| Exercise |
No pictures go into the copy. Write out exactly the lines below from the one containing "Rebuild this chart" through the one containing "ax = fig.add_axes([0.1536, 0.182, 0.8005, 0.740])".

▼

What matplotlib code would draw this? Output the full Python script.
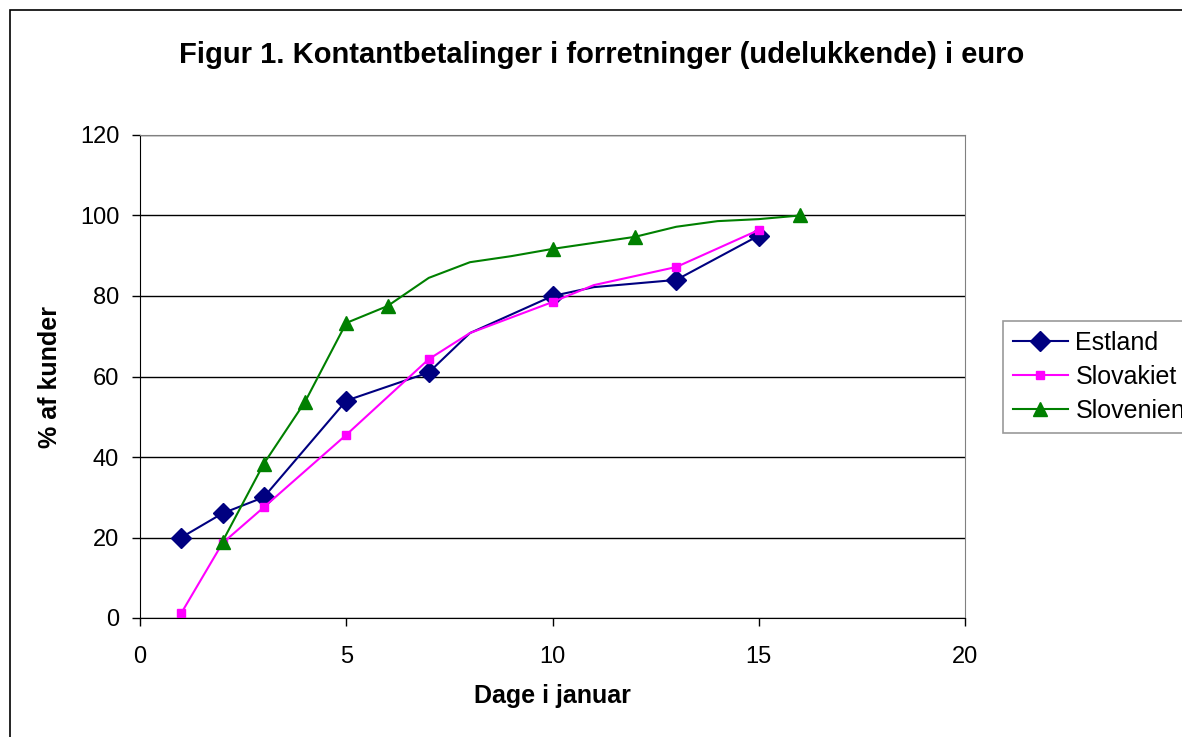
import matplotlib
matplotlib.use("Agg")
import matplotlib.pyplot as plt
from matplotlib.patches import Rectangle

plt.rcParams["font.family"] = ["Liberation Sans", "DejaVu Sans"]

# Estland
est_days = [1, 2, 3, 5, 7, 8, 10, 11, 13, 15]
est_vals = [20, 26, 30, 54, 61, 70.8, 80, 82.2, 84, 95]
est_marked = [1, 2, 3, 5, 7, 10, 13, 15]

# Slovakiet
svk_days = [1, 2, 3, 5, 7, 8, 10, 11, 13, 15]
svk_vals = [1.2, 18.6, 27.5, 45.5, 64.3, 70.8, 78.5, 82.7, 87.2, 96.4]
svk_marked = [1, 2, 3, 5, 7, 10, 13, 15]

# Slovenien
slo_days = [2, 3, 4, 5, 6, 7, 8, 9, 10, 11, 12, 13, 14, 15, 16]
slo_vals = [19, 38.3, 53.7, 73.3, 77.5, 84.5, 88.4, 89.9, 91.7, 93.2, 94.7, 97.2, 98.6, 99.1, 100]
slo_marked = [2, 3, 4, 5, 6, 10, 12, 16]

title = "Figur 1. Kontantbetalinger i forretninger (udelukkende) i euro"


def main() -> None:
    fig = plt.figure(figsize=(11.82, 7.37), dpi=100)
    # outer chart border; right and bottom edges fall outside the image
    fig.patches.append(Rectangle((10 / 1182, -0.05), 1.1, 1 - 10 / 737 + 0.05,
                                 transform=fig.transFigure, fill=False,
                                 edgecolor="black", linewidth=1.2))
    ax = fig.add_axes([140 / 1182, 1 - 618 / 737, 825 / 1182, 483 / 737])

    series = [
        ("Estland", est_days, est_vals, est_marked, "#000080", "D", 10),
        ("Slovakiet", svk_days, svk_vals, svk_marked, "#FF00FF", "s", 5.5),
        ("Slovenien", slo_days, slo_vals, slo_marked, "#008000", "^", 10.5),
    ]
    for name, days, vals, marked, color, marker, ms in series:
        idx = [days.index(d) for d in marked]
        ax.plot(days, vals, color=color, linewidth=1.5, marker=marker,
                markersize=ms, markevery=idx, markerfacecolor=color,
                markeredgecolor=color, label=name)

    ax.set_xlim(0, 20)
    ax.set_ylim(0, 120)
    ax.set_xticks(range(0, 21, 5))
    ax.set_yticks(range(0, 121, 20))
    ax.tick_params(labelsize=17, direction="out", length=6, width=1)
    ax.tick_params(axis="y", pad=9)
    ax.tick_params(axis="x", pad=14)
    ax.grid(True, axis="y", color="black", linewidth=1)
    ax.set_axisbelow(True)
    for side in ["top", "right"]:
        ax.spines[side].set_color("#808080")
    for side in ["left", "bottom"]:
        ax.spines[side].set_color("black")

    ax.set_xlabel("Dage i januar", fontsize=18, fontweight="bold", labelpad=12)
    ax.set_ylabel("% af kunder", fontsize=18, fontweight="bold", labelpad=13)
    fig.text(602 / 1182, 1 - 55 / 737, title, fontsize=21, fontweight="bold",
             ha="center", va="center")

    leg = ax.legend(loc="center left", bbox_to_anchor=(1.046, 0.5), borderaxespad=0,
                    fontsize=18, frameon=True, fancybox=False, edgecolor="#808080",
                    borderpad=0.4, handlelength=2.2, labelspacing=0.4, handletextpad=0.3)
    leg.get_frame().set_linewidth(1.2)

    fig.savefig("out.png", dpi=100)


if __name__ == "__main__":
    main()
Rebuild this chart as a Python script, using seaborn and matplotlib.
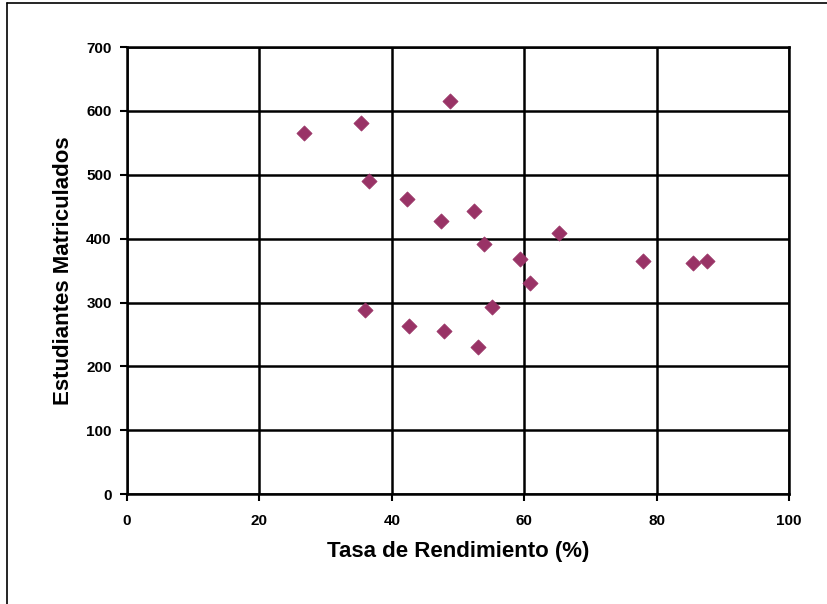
import numpy as np
import pandas as pd
import seaborn as sns
import matplotlib.pyplot as plt
from matplotlib.lines import Line2D

# data
tasa = [26.7, 35.3, 48.8, 36.5, 42.3, 47.4, 52.4, 53.9, 59.4, 60.8,
        65.3, 78.0, 85.5, 87.6, 35.9, 42.6, 47.9, 53.0, 55.1]
matriculados = [566, 581, 615, 491, 462, 428, 443, 391, 368, 331,
                409, 365, 362, 365, 288, 263, 256, 231, 293]
x_ticks = [0, 20, 40, 60, 80, 100]
y_ticks = [0, 100, 200, 300, 400, 500, 600, 700]

df = pd.DataFrame({"tasa": tasa, "matriculados": matriculados})

sns.set_theme(style="white")
plt.rcParams["font.family"] = ["Liberation Sans", "DejaVu Sans"]
plt.rcParams["text.color"] = "black"
plt.rcParams["axes.labelcolor"] = "black"
plt.rcParams["xtick.color"] = "black"
plt.rcParams["ytick.color"] = "black"

fig = plt.figure(figsize=(8.27, 6.04), dpi=100)
ax = fig.add_axes([0.1536, 0.182, 0.8005, 0.740])

sns.scatterplot(data=df, x="tasa", y="matriculados", ax=ax, marker="D",
                s=60, color="#993366", edgecolor="#993366", linewidth=0.5,
                zorder=3, legend=False)

ax.set_xlim(0, 100)
ax.set_ylim(0, 700)
ax.set_xticks(x_ticks)
ax.set_yticks(y_ticks)
ax.set_xticklabels([str(v) for v in x_ticks], fontsize=11, fontweight="bold")
ax.set_yticklabels([str(v) for v in y_ticks], fontsize=11, fontweight="bold")
ax.tick_params(axis="both", direction="out", length=5, width=1.5, color="black",
               bottom=True, left=True)
ax.tick_params(axis="y", pad=6)
ax.tick_params(axis="x", pad=9)

ax.grid(True, color="black", linewidth=1.8)
ax.set_axisbelow(True)
for side in ["left", "bottom", "right", "top"]:
    ax.spines[side].set_visible(True)
    ax.spines[side].set_color("black")
    ax.spines[side].set_linewidth(1.8)

ax.set_xlabel("Tasa de Rendimiento (%)", fontsize=16, fontweight="bold", labelpad=10)
ax.set_ylabel("Estudiantes Matriculados", fontsize=16, fontweight="bold", labelpad=9)

# thin outer chart-area frame (left and top edges visible)
fig.add_artist(Line2D([7 / 827, 7 / 827], [0, 1 - 3 / 604], color="black", linewidth=1.2))
fig.add_artist(Line2D([7 / 827, 1], [1 - 3 / 604, 1 - 3 / 604], color="black", linewidth=1.2))

fig.savefig("out.png", dpi=100)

▲

| Exercise answer |
Rebuild this chart as a Python script, using seaborn and matplotlib.
import numpy as np
import pandas as pd
import seaborn as sns
import matplotlib.pyplot as plt
from matplotlib.lines import Line2D

# data
tasa = [26.7, 35.3, 48.8, 36.5, 42.3, 47.4, 52.4, 53.9, 59.4, 60.8,
        65.3, 78.0, 85.5, 87.6, 35.9, 42.6, 47.9, 53.0, 55.1]
matriculados = [566, 581, 615, 491, 462, 428, 443, 391, 368, 331,
                409, 365, 362, 365, 288, 263, 256, 231, 293]
x_ticks = [0, 20, 40, 60, 80, 100]
y_ticks = [0, 100, 200, 300, 400, 500, 600, 700]

df = pd.DataFrame({"tasa": tasa, "matriculados": matriculados})

sns.set_theme(style="white")
plt.rcParams["font.family"] = ["Liberation Sans", "DejaVu Sans"]
plt.rcParams["text.color"] = "black"
plt.rcParams["axes.labelcolor"] = "black"
plt.rcParams["xtick.color"] = "black"
plt.rcParams["ytick.color"] = "black"

fig = plt.figure(figsize=(8.27, 6.04), dpi=100)
ax = fig.add_axes([0.1536, 0.182, 0.8005, 0.740])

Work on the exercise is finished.